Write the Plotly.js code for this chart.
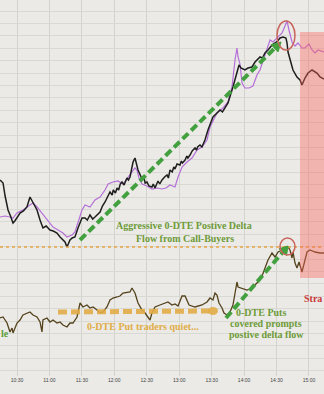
<!DOCTYPE html>
<html>
<head>
<meta charset="utf-8">
<script src="https://cdn.plot.ly/plotly-3.0.1.min.js"></script>
<style>html,body{margin:0;padding:0;background:#ebeae6;}#chart{width:324px;height:394px;}</style>
</head>
<body>
<div id="chart"></div>
<script>
// Time axis: minutes since midnight
const tickVals = [630, 660, 690, 720, 750, 780, 810, 840, 870, 900];
const tickText = ['10:30', '11:00', '11:30', '12:00', '12:30', '13:00', '13:30', '14:00', '14:30', '15:00'];

// Top panel: index (black)
const tBlack = [614.3,617.1,619.0,621.7,624.0,626.3,628.0,630.0,632.8,636.0,639.2,642.0,644.8,646.5,648.5,651.3,654.0,657.0,660.5,663.5,667.0,669.8,672.0,674.4,676.2,679.0,681.0,683.6,686.4,690.1,692.9,695.0,697.5,700.0,702.1,706.8,709.0,711.4,716.0,718.0,719.0,721.0,722.5,724.0,725.5,727.1,729.0,731.7,733.0,734.5,737.3,739.1,741.9,745.6,747.0,748.5,750.2,752.0,754.8,756.0,757.6,760.4,762.0,764.1,766.5,768.7,770.0,771.5,773.5,775.0,776.1,778.0,780.7,782.0,783.0,785.4,787.0,788.0,790.0,792.0,794.6,796.0,797.0,799.2,801.0,803.8,806.6,809.0,811.2,814.0,817.7,820.0,822.3,825.1,829.7,833.4,835.3,837.1,840.8,843.6,847.3,850.1,854.7,857.0,859.3,862.1,865.8,868.6,871.0,873.2,876.0,878.7,879.7,880.6,882.4,885.2,888.9,891.7,893.5,896.3,899.1,902.8,907.4,910.2,913.9];
const vBlack = [196,193,180,166,160,153,155,158,163,165,169,179,174,170,166,156,148,150,146,145,143,139,137,134,129,136,138,139,148,158,158,156,161,157,159,164,170,174,184,181,186,183,188,186,192,194,191,198,196,199,214,218,206,197,200,193,194,190,189,192,188,195,192,196,199,201,198,206,204,209,207,212,211,215,213,216,220,218,221,225,228,226,229,231,229,236,246,252,259,262,266,264,268,273,289,304,311,308,306,308,309,314,319,318,323,326,331,333,335,338,339,338,333,324,316,306,299,296,291,298,303,306,303,299,297];

// Top panel: comparison series (purple)
const tPurple = [614.3,618.9,623.5,626.3,630.0,635.5,642.0,644.8,648.5,653.1,657.7,663.3,667.9,672.5,676.2,680.9,683.6,686.4,690.1,692.9,697.5,702.1,706.8,711.4,714.2,718.8,723.4,728.0,732.6,736.3,739.1,741.0,742.8,745.6,750.2,754.8,759.5,764.1,767.8,771.5,776.1,778.9,782.6,787.2,791.8,796.5,801.1,805.7,808.5,814.9,820.5,825.1,828.8,831.6,833.4,834.4,836.2,838.1,840.8,844.5,848.2,851.9,854.7,859.3,862.1,864.0,866.7,870.4,875.1,877.8,879.7,881.5,884.3,887.1,889.8,893.5,896.3,900.0,902.8,905.6,908.3,913.9];
const vPurple = [159,160,159,158,163,166,171,173,169,163,156,149,146,143,139,141,144,153,166,171,169,176,179,186,192,194,195,192,199,204,208,206,198,192,190,187,188,187,188,191,189,199,209,214,218,226,229,236,249,263,268,274,289,316,328,319,312,293,288,288,290,301,306,321,331,336,334,338,343,350,355,346,334,330,333,328,328,332,326,323,326,324];

// Bottom panel: 0-DTE delta flow
const tFlow = [614.3,617.1,620.8,623.5,625.4,626.3,630.0,632.8,635.5,639.2,642.0,644.8,648.5,651.3,653.1,654.0,657.7,660.5,663.3,667.0,669.8,672.5,676.2,679.0,681.8,685.5,686.4,688.3,691.0,694.7,697.5,700.3,704.0,706.8,709.5,713.2,716.0,718.8,722.5,725.2,728.0,734.5,736.3,739.1,741.9,745.6,748.4,751.1,753.0,754.8,757.6,762.2,766.9,769.6,773.3,776.1,778.9,782.6,785.4,789.1,794.6,801.1,805.7,808.5,811.2,813.1,814.9,816.8,819.6,821.4,824.2,827.0,829.7,831.6,833.4,834.4,838.1,842.7,847.3,851.9,856.6,859.3,862.1,865.8,868.6,871.4,875.1,877.8,880.6,882.4,884.3,885.2,887.1,888.9,890.8,893.5,894.5,896.3,898.2,900.9,905.6,910.2,913.9];
const vFlow = [58,59,53,44,48,43,53,56,61,63,64,61,59,54,44,56,58,54,56,53,54,51,49,53,53,59,63,73,69,71,68,69,66,63,64,69,76,78,79,80,83,84,88,83,73,66,63,59,56,63,69,71,73,74,71,72,70,80,80,71,69,71,74,78,76,83,81,73,68,63,61,64,71,81,94,89,88,86,88,93,100,108,116,123,119,124,126,129,129,126,118,124,113,108,114,104,108,118,124,126,124,123,123];

// helpers for annotation placement (plot area = 324 x 376 px)
const X = px => 614.28 + 0.9247 * px;
const Y = py => 376 - py;

function dashedArrow(x0, y0, x1, y1, color, width, dash, hl, hw) {
  const dx = x1 - x0, dy = y1 - y0, L = Math.hypot(dx, dy);
  const ux = dx / L, uy = dy / L, nx = -uy, ny = ux;
  const bx = x1 - hl * ux, by = y1 - hl * uy;
  const p1 = [bx + hw * nx, by + hw * ny], p2 = [bx - hw * nx, by - hw * ny];
  return [
    {type: 'line', xref: 'x', yref: 'y', x0: X(x0), y0: Y(y0), x1: X(bx), y1: Y(by),
     line: {color: color, width: width, dash: dash}},
    {type: 'path', xref: 'x', yref: 'y',
     path: `M${X(x1)},${Y(y1)} L${X(p1[0])},${Y(p1[1])} L${X(p2[0])},${Y(p2[1])} Z`,
     fillcolor: color, line: {color: color, width: 1}}
  ];
}

const green = '#42a03f';
const shapes = [
  // orange dotted reference level
  {type: 'line', xref: 'paper', yref: 'y', x0: 0, x1: 1, y0: Y(247), y1: Y(247),
   line: {color: '#e6a443', width: 1.5, dash: 'dot'}},
  // orange thick dashed "quiet" line
  {type: 'line', xref: 'x', yref: 'y', x0: X(58), y0: Y(312), x1: X(211), y1: Y(311),
   line: {color: 'rgba(226,172,70,0.9)', width: 5, dash: '9px,4px'}},
  {type: 'circle', xref: 'x', yref: 'y', x0: X(208), x1: X(218), y0: Y(307), y1: Y(315),
   fillcolor: 'rgba(226,172,70,0.9)', line: {width: 0}},
  ...dashedArrow(80, 240, 281, 42, green, 4, '8px,4px', 9, 5),
  ...dashedArrow(226, 318, 288, 246, green, 4, '8px,4px', 8, 5),
  // red circles
  {type: 'circle', xref: 'x', yref: 'y', x0: X(277), x1: X(295), y0: Y(21), y1: Y(50),
   line: {color: '#c8645c', width: 1.5}},
  {type: 'circle', xref: 'x', yref: 'y', x0: X(280), x1: X(295), y0: Y(238), y1: Y(255),
   line: {color: '#c8645c', width: 1.5}},
  // pink shaded region
  {type: 'rect', xref: 'paper', yref: 'y', x0: 300 / 324, x1: 1, y0: Y(278), y1: Y(32),
   fillcolor: 'rgba(253,100,90,0.4)', line: {width: 0}, layer: 'above'}
];

const txtFont = (c, s) => ({family: 'Liberation Serif, DejaVu Serif, serif', size: s, color: c});
const ann = (px, py, text, color, anchor) => ({
  xref: 'paper', yref: 'paper', x: px / 324, y: 1 - py / 376, text: '<b>' + text + '</b>',
  showarrow: false, xanchor: anchor || 'center', yanchor: 'middle',
  font: txtFont(color, 10)
});
const gText = '#6e9b3a';
const annotations = [
  ann(184, 225, 'Aggressive 0-DTE Postive Delta', gText),
  ann(185, 238, 'Flow from Call-Buyers', gText),
  ann(143, 326, '0-DTE Put traders quiet...', '#e0ad48'),
  ann(261, 312, '0-DTE Puts', gText),
  ann(266, 323, 'covered prompts', gText),
  ann(266, 334, 'postive delta flow', gText),
  ann(-1, 333, 'le', '#5aa03a', 'left'),
  ann(302, 298, 'Stra', '#c83a3a', 'left')
];

const traces = [
  {x: tPurple, y: vPurple, type: 'scatter', mode: 'lines', line: {color: '#b46fd8', width: 1.2}, hoverinfo: 'skip'},
  {x: tBlack, y: vBlack, type: 'scatter', mode: 'lines', line: {color: '#1e1e1e', width: 1.5}, hoverinfo: 'skip'},
  {x: tFlow, y: vFlow, type: 'scatter', mode: 'lines', line: {color: '#54421c', width: 1.3}, hoverinfo: 'skip'}
];

const layout = {
  width: 324, height: 394,
  margin: {l: 0, r: 0, t: 0, b: 18},
  paper_bgcolor: '#ebeae6', plot_bgcolor: '#ebeae6',
  showlegend: false,
  xaxis: {range: [614.28, 913.88], tickmode: 'array', tickvals: tickVals, ticktext: tickText,
          showgrid: true, gridcolor: '#d4d4cf', gridwidth: 1, zeroline: false, showline: false,
          ticks: '', tickfont: {family: 'Liberation Sans, Arial, sans-serif', size: 5, color: '#444'}, fixedrange: true},
  yaxis: {range: [0, 376], tick0: 365, dtick: 12.4, showgrid: true, gridcolor: '#d9d9d4', gridwidth: 1,
          showticklabels: false, zeroline: false, showline: false, ticks: '', fixedrange: true},
  shapes: shapes,
  annotations: annotations
};

Plotly.newPlot('chart', traces, layout, {staticPlot: true, displayModeBar: false});
</script>
</body>
</html>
※
Within the data above, count the lines that contain the string "chart"; the reply is the number alone.

Solution for this problem
4